Actors and directors who have been fortunate enough to be part of Charles Busch’s long career came to know us lovingly as “the documentarians” (first coined by actor Julie Halston), for our work producing and directing the feature length documentary, The Lady in Question is Charles BuschFrom 2000 to 2005 we dogged Charles and the people in his life to find out the real story behind the talented writer/actor/director/leading lady who we felt was one of the greatest and most enduring theater artists of our time.



We first came to know Charles Busch through the TV lens when as producers we turned to him often throughout the 1990’s to contribute his talent to the long-running PBS series "In the Life." So when Charles was set to open his first Broadway venture as a playwright in November of 2000, The Tale of the Allergist’s Wife, we came to him with our documentary idea and started our cameras rolling. We hardly knew what we were in for that mild autumn night as we discovered over the next several years that the man beneath the wigs was far more complex, charming, driven, and devoted than any of his celebrated heroines.

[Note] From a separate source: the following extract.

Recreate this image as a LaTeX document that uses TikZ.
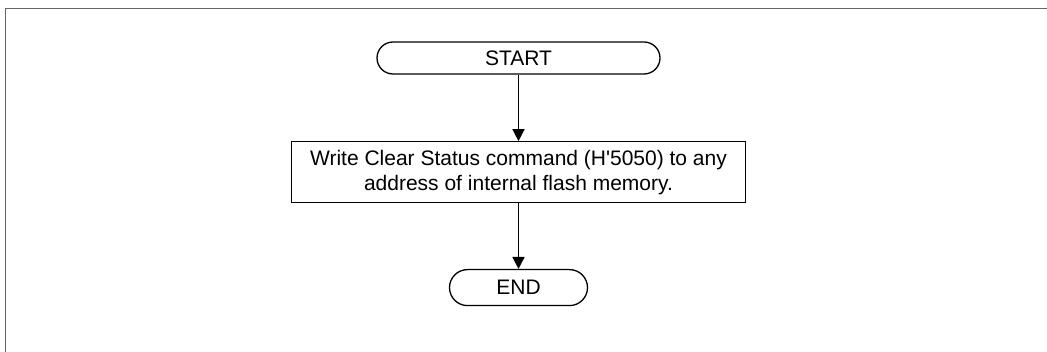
\documentclass[tikz,border=0pt]{standalone}
\usepackage{fontspec}
\setmainfont{Liberation Sans}
\usetikzlibrary{arrows.meta,positioning}
\tikzset{
    terminal/.style={
        rectangle,
        draw,
        line width=1.3pt,
        rounded corners=16pt,
        align=center,
        minimum height=32pt,
        minimum width=283pt,
        inner sep=0pt
    },
    processo/.style={
        rectangle,
        draw,
        line width=1.3pt,
        align=center,
        minimum height=61pt,
        minimum width=454pt,
        inner sep=0pt
    },
    fluxo/.style={-{Triangle[width=12pt,length=12pt]}, line width=1.5pt},
    moldura/.style={draw=black!60, line width=1.8pt}
}

\begin{document}
\begin{tikzpicture}[
        x=1pt, y=1pt,
        every node/.style={font=\fontsize{21}{25}\selectfont}
    ]
        \useasboundingbox (0,0) rectangle (1047,-352);
        \draw[moldura] (1047,-8.5) -- (5.5,-8.5) -- (5.5,-352);

        \node[terminal] (inicio) at (518.5,-58) {START};
        \node[processo, below=66.5pt of inicio] (escrever) {Write Clear Status command (H\textquotesingle5050) to any\\address of internal flash memory.};
        \node[terminal, below=65.5pt of escrever, minimum width=138pt, minimum height=36pt, rounded corners=18pt] (fim) {END};

        \draw[fluxo] (inicio) -- (escrever);
        \draw[fluxo] (escrever) -- (fim);
    \end{tikzpicture}
\end{document}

Photo: L-R, Charles Igancio, John Catania and Charles Busch.

Now that he brings a new work to the stage with The Third Story, we welcome the event as another highlight in our theater-going lives, and we only regret that, having completed our film about his life and work, we were not there behind-the-scenes to document the process of another Charles Busch production. We always knew during our five years on his story that we were witness to the workings of a national treasure, and whether we were hearing his side-splitting and sometimes wrenching life-stories unfold in his Village apartment or backstage at some dusty New York theater, we had the time of our lives. We think that fun spirit of discovery is captured in our film.

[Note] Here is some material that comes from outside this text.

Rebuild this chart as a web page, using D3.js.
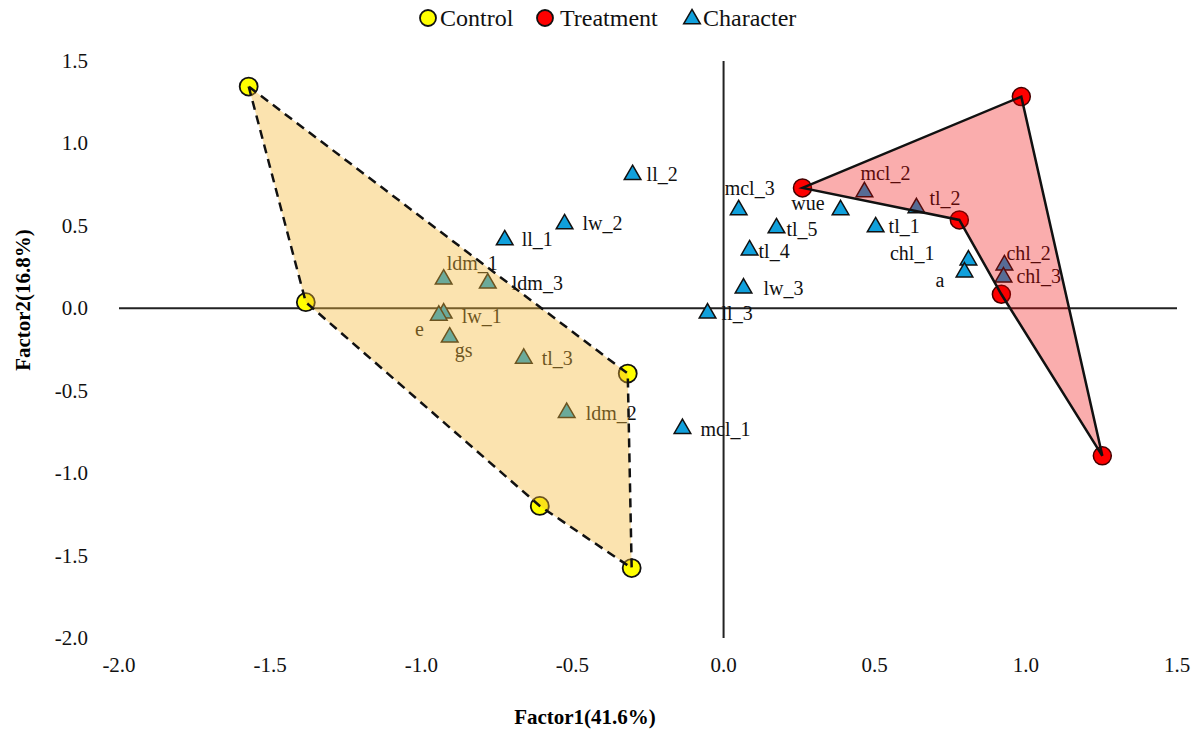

After finishing The Lady Question is Charles Busch we traveled the film festival circuit with Charles to take questions from audiences eager to learn more, many of them wondering how he was able to break out in NY Theater in the 1980’s against impossible odds. We conducted our last post-screening discussion some two years ago, and so we are thrilled to once again be down front with the inimitable Charles Busch on February 10th in a post-performance discussion after The Third Story with MCC Theater. As Charles' story continues we can't wait to take our place in the darkened theater among his eager audience.

Monday, February 2, 2009

Score!

Posted by Lewis Flinn, composer

The music in The Third Story is an exercise in theme and development.  The first trick was composing a theme, a short melodic hook, that sounded at home in all the various worlds of this play - a nineteenth century Russian fairy tale, a 1940's Hollywood gangster film, and the lab of a mad scientist.  It needed to be able to be reinterpreted for both romantic scenes and action scenes.  Once that melody was discovered, the next trick was making it all sound authentic (not a pastiche) and believably orchestral.  Of course, there is no budget to hire an orchestra, so it all had to be done by me on my computer, using samples of real players and some music production tricks.  Finally, there was the challenge of the scope of the score - there are over 120 music cues, ranging from short transitions to long underscores.  The latter is often compromised of several overlapping elements that blend in and out at particular points in a scene so that the music remains specific to the dramatic moment.  Just like a real film score.  Hopefully.